New website for the Trumansburg Farmers Market! Took me about 4 hours to do…and I have a bit more to do (authoring some content) but at least we are up and running so the rackcards now point to something real. Here is the site> www.tburgfarmersmarket.com

I got plugged into some phenomenal new web based tools this weekend that I am so excited about I could sing at the top of my lungs. First one is IFTTT (if this [] then that[]). I know. It doesnt make much sense. What IFTTT does is link the social media venues you may be using, to leverage your messaging to the other outlets you support. Once creates or uses already created recipes to make your content work harder for you. An example is “If This” Facebook entry “then that” sent to Twitter. If an image is dropped into Dropbox, send the same image to Flickr….and so on…mixing feeds,Flickr, Tumblr, Facebook, Twitter, Foursquare, DropBox etc. It is amazing one stop shop where usually I have had to go into the mechanisms/the account information to try to network the content from one place to the other. Now it is so much easier and not so technical. Give it a try, its free.

The second geeky delight is Evernote. Evernote is a way to collect information, images, links, notes etc. to push folks to be more productive and less paper driven. Your Evernote is sync’ed between your computer, phone and IPad…so you can have your files ready and at hand whenever you want them as long as you can get a connection.

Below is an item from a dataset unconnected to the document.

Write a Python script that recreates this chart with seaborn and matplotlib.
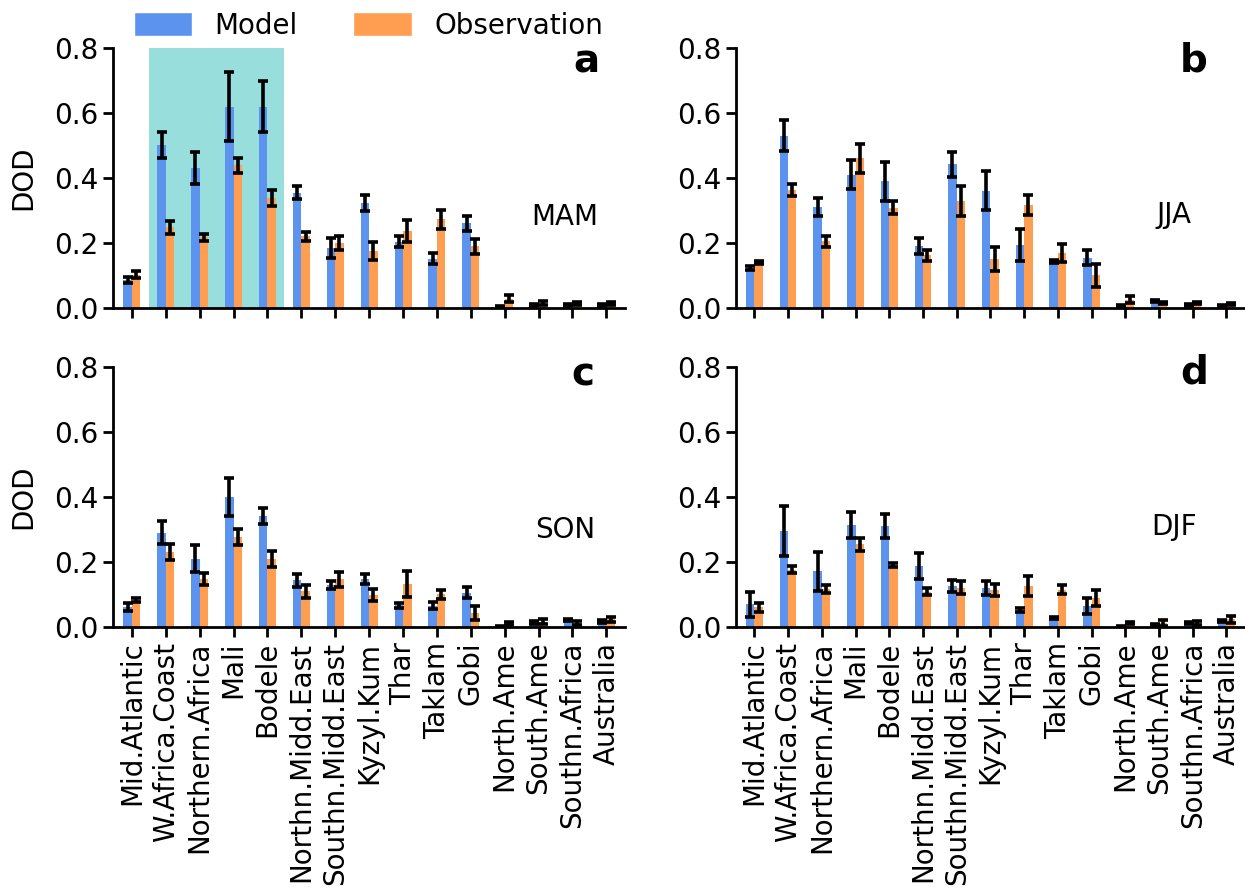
import numpy as np
import pandas as pd
import seaborn as sns
import matplotlib.pyplot as plt
from matplotlib.patches import Patch

regions = ["Mid.Atlantic", "W.Africa.Coast", "Northern.Africa", "Mali", "Bodele",
           "Northn.Midd.East", "Southn.Midd.East", "Kyzyl.Kum", "Thar", "Taklam",
           "Gobi", "North.Ame", "South.Ame", "Southn.Africa", "Australia"]

mam_model = [0.085, 0.50, 0.43, 0.62, 0.62, 0.355, 0.184, 0.323, 0.204, 0.152, 0.26, 0.003, 0.008, 0.008, 0.01]
mam_model_err = [0.009, 0.04, 0.05, 0.105, 0.08, 0.02, 0.03, 0.024, 0.017, 0.018, 0.022, 0.002, 0.003, 0.003, 0.003]
mam_obs = [0.103, 0.248, 0.217, 0.439, 0.338, 0.22, 0.2, 0.175, 0.236, 0.273, 0.19, 0.029, 0.015, 0.013, 0.014]
mam_obs_err = [0.011, 0.02, 0.011, 0.024, 0.025, 0.013, 0.022, 0.028, 0.034, 0.029, 0.023, 0.012, 0.007, 0.004, 0.005]

jja_model = [0.124, 0.53, 0.31, 0.41, 0.39, 0.19, 0.442, 0.36, 0.194, 0.142, 0.155, 0.005, 0.022, 0.008, 0.006]
jja_model_err = [0.006, 0.047, 0.027, 0.045, 0.06, 0.024, 0.038, 0.06, 0.048, 0.005, 0.022, 0.003, 0.004, 0.003, 0.003]
jja_obs = [0.141, 0.363, 0.205, 0.46, 0.308, 0.162, 0.33, 0.152, 0.318, 0.168, 0.10, 0.026, 0.016, 0.014, 0.012]
jja_obs_err = [0.005, 0.018, 0.018, 0.046, 0.02, 0.017, 0.046, 0.037, 0.031, 0.028, 0.036, 0.012, 0.003, 0.003, 0.003]

son_model = [0.062, 0.29, 0.21, 0.40, 0.342, 0.144, 0.13, 0.147, 0.067, 0.065, 0.106, 0.002, 0.013, 0.02, 0.017]
son_model_err = [0.013, 0.036, 0.041, 0.058, 0.025, 0.02, 0.012, 0.016, 0.008, 0.011, 0.018, 0.002, 0.004, 0.003, 0.004]
son_obs = [0.083, 0.23, 0.147, 0.276, 0.21, 0.11, 0.147, 0.098, 0.133, 0.10, 0.044, 0.01, 0.016, 0.013, 0.023]
son_obs_err = [0.007, 0.024, 0.018, 0.025, 0.024, 0.02, 0.023, 0.018, 0.04, 0.013, 0.022, 0.005, 0.007, 0.006, 0.009]

djf_model = [0.07, 0.295, 0.172, 0.314, 0.31, 0.188, 0.125, 0.12, 0.053, 0.027, 0.065, 0.002, 0.006, 0.013, 0.017]
djf_model_err = [0.038, 0.077, 0.06, 0.039, 0.037, 0.041, 0.018, 0.022, 0.006, 0.003, 0.024, 0.002, 0.003, 0.003, 0.003]
djf_obs = [0.06, 0.176, 0.116, 0.254, 0.19, 0.109, 0.12, 0.113, 0.126, 0.115, 0.09, 0.012, 0.013, 0.013, 0.023]
djf_obs_err = [0.014, 0.011, 0.013, 0.02, 0.007, 0.012, 0.02, 0.018, 0.031, 0.014, 0.024, 0.004, 0.009, 0.006, 0.011]

sources = ["Model", "Observation"]
colors = {"Model": "#5b93ef", "Observation": "#ff9e50"}

sns.set_style("ticks", {"axes.edgecolor": "black", "xtick.color": "black",
                        "ytick.color": "black", "text.color": "black",
                        "axes.labelcolor": "black"})
plt.rcParams["font.family"] = ["DejaVu Sans"]
plt.rcParams["font.size"] = 20

fig = plt.figure(figsize=(12.45, 8.94), dpi=100)

panels = [
    ("a", "MAM", mam_model, mam_model_err, mam_obs, mam_obs_err, [0.091, 0.6555, 0.411, 0.2908], (0.924, 0.905), (0.883, 0.35)),
    ("b", "JJA", jja_model, jja_model_err, jja_obs, jja_obs_err, [0.591, 0.6555, 0.409, 0.2908], (0.90, 0.908), (0.86, 0.358)),
    ("c", "SON", son_model, son_model_err, son_obs, son_obs_err, [0.091, 0.2987, 0.411, 0.2908], (0.918, 0.93), (0.883, 0.373)),
    ("d", "DJF", djf_model, djf_model_err, djf_obs, djf_obs_err, [0.591, 0.2987, 0.409, 0.2908], (0.90, 0.938), (0.86, 0.385)),
]

for letter, season, mod, mod_err, obs, obs_err, pos, letter_xy, season_xy in panels:
    ax = fig.add_axes(pos)
    df = pd.DataFrame({
        "region": regions * 2,
        "source": ["Model"] * len(regions) + ["Observation"] * len(regions),
        "value": list(mod) + list(obs),
    })
    if letter == "a":
        # highlighted source regions
        ax.axvspan(0.5, 4.5, color="#98dedc", zorder=0, lw=0)
    sns.barplot(data=df, x="region", y="value", hue="source", hue_order=sources,
                order=regions, palette=colors, saturation=1, width=0.5,
                errorbar=None, linewidth=0, legend=False, ax=ax, zorder=2)
    bar_conts = list(ax.containers)
    for cont, err in zip(bar_conts, [mod_err, obs_err]):
        xs = [p.get_x() + p.get_width() / 2 for p in cont.patches]
        hs = [p.get_height() for p in cont.patches]
        ax.errorbar(xs, hs, yerr=err, fmt="none", ecolor="black",
                    elinewidth=2.6, capsize=3.3, capthick=2.6, zorder=3)

    ax.set_ylim(0, 0.8)
    ax.set_yticks([0.0, 0.2, 0.4, 0.6, 0.8])
    ax.set_xlim(-0.55, 14.55)
    sns.despine(ax=ax)
    for s in ["left", "bottom"]:
        ax.spines[s].set_linewidth(2)
    ax.tick_params(axis="both", length=7, width=2, labelsize=20)
    ax.set_xlabel("")
    if letter in ("a", "c"):
        ax.set_ylabel("DOD", fontsize=20, labelpad=12)
    else:
        ax.set_ylabel("")
    if letter in ("a", "b"):
        ax.tick_params(axis="x", labelbottom=False)
    else:
        ax.tick_params(axis="x", rotation=90)
    ax.text(*letter_xy, letter, transform=ax.transAxes, fontsize=28,
            fontweight="bold", ha="center", va="baseline")
    ax.text(*season_xy, season, transform=ax.transAxes, fontsize=20,
            ha="center", va="center")

handles = [Patch(facecolor=colors[s], label=s) for s in sources]
fig.legend(handles=handles, loc="upper center", bbox_to_anchor=(0.296, 1.015),
           ncol=2, frameon=False, fontsize=20, handlelength=2.1,
           handleheight=0.9, columnspacing=2.0, handletextpad=0.8)

fig.savefig("out.png", dpi=100)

You can share ‘notebooks” with people you invite…or you can keep them private or even not shared as long as its on your desktop. You can tag your entries, sort them a bunch of different ways…Worth seeing. Their customer support and videos are great (reminds me of Squarespace, a company that has that nailed). Plus, there is a community of users out there who are actively involved in moving Evernote ahead with cool plug-ins, ebooks, and forums. It is free to try, and if you choose to do the upgrade, its not going to break the bank. I am so in love with the productivity aspect of Evernote, I am worried that I could waste time being organized…but if it helps to get the work done…no worries.

Thanks to the prod of Evernote, I am knocking things off my list…and adding new. More to talk about later.